Bloopers and Continuity Errors
- On his first day as a teacher, Finch writes his name Mr. Swift on the blackboard. When he turns around, the letters have changed shape, indicating another take or possibly another production day.
- Finch's claim that because pi is non-repeating and non-terminating, "contained within this string of decimals [pi as a decimal number] is every single other number" is a non-sequitur.
- Compressing the Library of Congress (shown as 235 TB) onto an ordinary thumb drive (e.g. 64GB) would require a compression rate of under 0.03%. For such diverse source material, this is currently thought to be impossible, particularly since the decompression happened in mere seconds.
- "How'd I know the federal government would be no match for you?" (Reese to Finch)
- As an example of Finch's theory of Pi, the sequence 09-11-01 is present in the first 10,000 digits of pi.

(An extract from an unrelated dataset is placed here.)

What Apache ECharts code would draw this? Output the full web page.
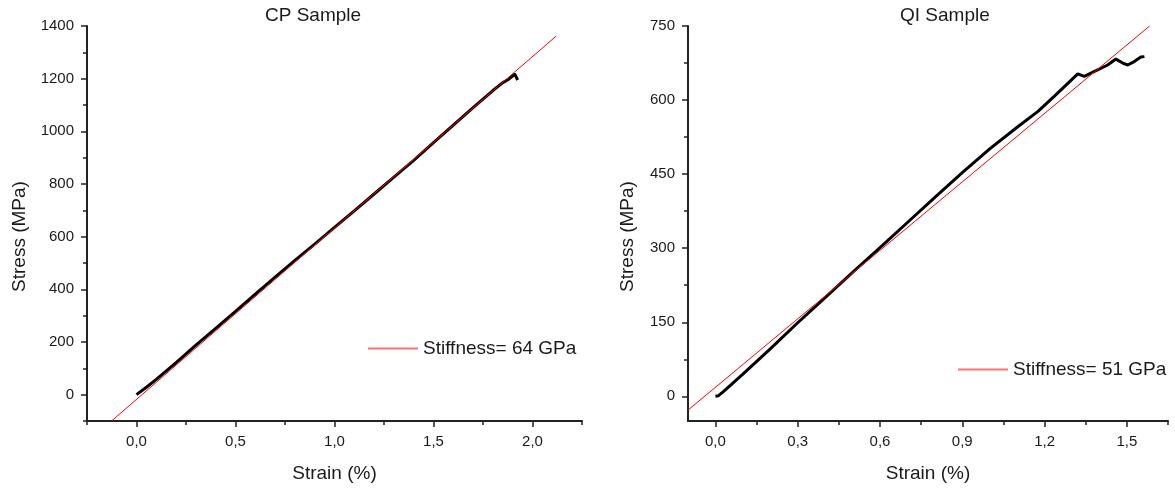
<!DOCTYPE html>
<html>
<head>
<meta charset="utf-8">
<script src="https://cdn.jsdelivr.net/npm/echarts@6/dist/echarts.min.js"></script>
<style>
html,body{margin:0;padding:0;background:#fff;}
#chart{width:1175px;height:488px;}
</style>
</head>
<body>
<div id="chart"></div>
<script>
// ---- CP sample data ----
const cpStrain = [0, 0.05, 0.1, 0.2, 0.3, 0.4, 0.5, 0.6, 0.7, 0.8, 0.9, 1.0, 1.1, 1.2, 1.3, 1.4, 1.5, 1.6, 1.7, 1.8, 1.85, 1.88, 1.9, 1.91, 1.915, 1.925];
const cpStress = [0, 28, 58, 122, 188, 252, 316, 382, 446, 510, 572, 635, 698, 762, 826, 890, 957, 1024, 1090, 1155, 1185, 1198, 1210, 1218, 1212, 1195];
const cpFitStrain = [-0.126, 2.12];
const cpFitStress = [-100, 1362];
const cpXTicks = [0, 0.5, 1.0, 1.5, 2.0];
const cpXMinor = [-0.25, 0.25, 0.75, 1.25, 1.75, 2.25];
const cpYTicks = [0, 200, 400, 600, 800, 1000, 1200, 1400];
const cpYMinor = [-100, 100, 300, 500, 700, 900, 1100, 1300];

// ---- QI sample data ----
const qiStrain = [0, 0.01, 0.03, 0.1, 0.2, 0.3, 0.4, 0.5, 0.6, 0.7, 0.8, 0.9, 1.0, 1.1, 1.176, 1.236, 1.321, 1.345, 1.382, 1.43, 1.46, 1.485, 1.503, 1.527, 1.551, 1.564];
const qiStress = [0, 1, 10, 45, 96, 149, 200, 251, 301, 352, 403, 453, 501, 545, 577, 608, 653, 648, 658, 671, 683, 675, 671, 678, 687, 688];
const qiFitStrain = [-0.1, 1.583];
const qiFitStress = [-28, 750];
const qiXTicks = [0, 0.3, 0.6, 0.9, 1.2, 1.5];
const qiXMinor = [0.15, 0.45, 0.75, 1.05, 1.35, 1.65];
const qiYTicks = [0, 150, 300, 450, 600, 750];
const qiYMinor = [75, 225, 375, 525, 675];

const cpFitName = 'Stiffness= 64 GPa';
const qiFitName = 'Stiffness= 51 GPa';

const FONT = "'Liberation Sans', Arial, sans-serif";
const TXT = '#1a1a1a';
const AX = '#222';

function zip(a, b) { return a.map((v, i) => [v, b[i]]); }
function comma(v) { return v.toFixed(1).replace('.', ','); }
function plain(v) { return String(Math.round(v)); }

function mainX(grid, min, max, ticks, name, gap) {
  return {
    type: 'value', gridIndex: grid, position: 'bottom', min: min, max: max,
    name: name, nameLocation: 'middle', nameGap: gap,
    nameTextStyle: { fontFamily: FONT, fontSize: 19, color: TXT },
    axisLine: { show: true, onZero: false, lineStyle: { color: AX, width: 2 } },
    axisTick: { show: true, length: 6, customValues: ticks, lineStyle: { color: AX, width: 1.5 } },
    axisLabel: { show: true, customValues: ticks, margin: 13, fontFamily: FONT, fontSize: 15, color: TXT, formatter: comma },
    splitLine: { show: false }
  };
}
function minorX(grid, min, max, ticks) {
  return {
    type: 'value', gridIndex: grid, position: 'bottom', offset: 0, min: min, max: max,
    axisLine: { show: false, onZero: false },
    axisTick: { show: true, length: 4, customValues: ticks, lineStyle: { color: AX, width: 1.5 } },
    axisLabel: { show: false },
    splitLine: { show: false }
  };
}
function mainY(grid, min, max, ticks, gap, pad) {
  return {
    type: 'value', gridIndex: grid, position: 'left', min: min, max: max,
    name: 'Stress (MPa)', nameLocation: 'middle', nameGap: gap,
    nameTextStyle: { fontFamily: FONT, fontSize: 19, color: TXT, padding: pad },
    axisLine: { show: true, onZero: false, lineStyle: { color: AX, width: 2 } },
    axisTick: { show: true, length: 6, customValues: ticks, lineStyle: { color: AX, width: 1.5 } },
    axisLabel: { show: true, customValues: ticks, margin: 13, fontFamily: FONT, fontSize: 15, color: TXT, formatter: plain },
    splitLine: { show: false }
  };
}
function minorY(grid, min, max, ticks) {
  return {
    type: 'value', gridIndex: grid, position: 'left', offset: 0, min: min, max: max,
    axisLine: { show: false, onZero: false },
    axisTick: { show: true, length: 4, customValues: ticks, lineStyle: { color: AX, width: 1.5 } },
    axisLabel: { show: false },
    splitLine: { show: false }
  };
}

const chart = echarts.init(document.getElementById('chart'), null, { renderer: 'canvas' });
chart.setOption({
  backgroundColor: '#fff',
  animation: false,
  title: [
    { text: 'CP Sample', left: 265, top: 6, padding: 0, textStyle: { fontFamily: FONT, fontSize: 19, fontWeight: 'normal', color: TXT } },
    { text: 'QI Sample', left: 900, top: 6, padding: 0, textStyle: { fontFamily: FONT, fontSize: 19, fontWeight: 'normal', color: TXT } }
  ],
  legend: [
    { data: [{ name: cpFitName, icon: 'rect', itemStyle: { color: '#ff6e6e' } }], left: 368, top: 339, padding: 0,
      itemWidth: 50, itemHeight: 2, textStyle: { fontFamily: FONT, fontSize: 19, color: TXT } },
    { data: [{ name: qiFitName, icon: 'rect', itemStyle: { color: '#ff6e6e' } }], left: 958, top: 360, padding: 0,
      itemWidth: 50, itemHeight: 2, textStyle: { fontFamily: FONT, fontSize: 19, color: TXT } }
  ],
  grid: [
    { left: 87, top: 26, right: 593, bottom: 64 },
    { left: 688, top: 26, right: 7, bottom: 64 }
  ],
  xAxis: [
    mainX(0, -0.25, 2.25, cpXTicks, 'Strain (%)', 43),
    minorX(0, -0.25, 2.25, cpXMinor),
    mainX(1, -0.1, 1.65, qiXTicks, 'Strain (%)', 43),
    minorX(1, -0.1, 1.65, qiXMinor)
  ],
  yAxis: [
    mainY(0, -100, 1400, cpYTicks, 58, [0, 26, 0, 0]),
    minorY(0, -100, 1400, cpYMinor),
    mainY(1, -50, 750, qiYTicks, 51, [0, 26, 0, 0]),
    minorY(1, -50, 750, qiYMinor)
  ],
  series: [
    { name: 'CP data', type: 'line', xAxisIndex: 0, yAxisIndex: 0, showSymbol: false, symbol: 'none',
      data: zip(cpStrain, cpStress), lineStyle: { color: '#000', width: 3 }, itemStyle: { color: '#000' } },
    { name: cpFitName, type: 'line', xAxisIndex: 0, yAxisIndex: 0, showSymbol: false, symbol: 'none',
      data: zip(cpFitStrain, cpFitStress), lineStyle: { color: '#ff0000', width: 1 }, itemStyle: { color: '#ff0000' } },
    { name: 'QI data', type: 'line', xAxisIndex: 2, yAxisIndex: 2, showSymbol: false, symbol: 'none',
      data: zip(qiStrain, qiStress), lineStyle: { color: '#000', width: 3 }, itemStyle: { color: '#000' } },
    { name: qiFitName, type: 'line', xAxisIndex: 2, yAxisIndex: 2, showSymbol: false, symbol: 'none',
      data: zip(qiFitStrain, qiFitStress), lineStyle: { color: '#ff0000', width: 1 }, itemStyle: { color: '#ff0000' } }
  ]
});
</script>
</body>
</html>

- Finch's alias, "Mr. Swift", is another bird name.
- This episode is the first during which Finch was forced to stop a violent crime from occurring without Reese's help. It is also the first episode without any scenes of or in the Library.
- ARPANET and the "kid who hacked it with a home-made computer" as Finch phrased it, appear again in the flashbacks in “Aletheia”.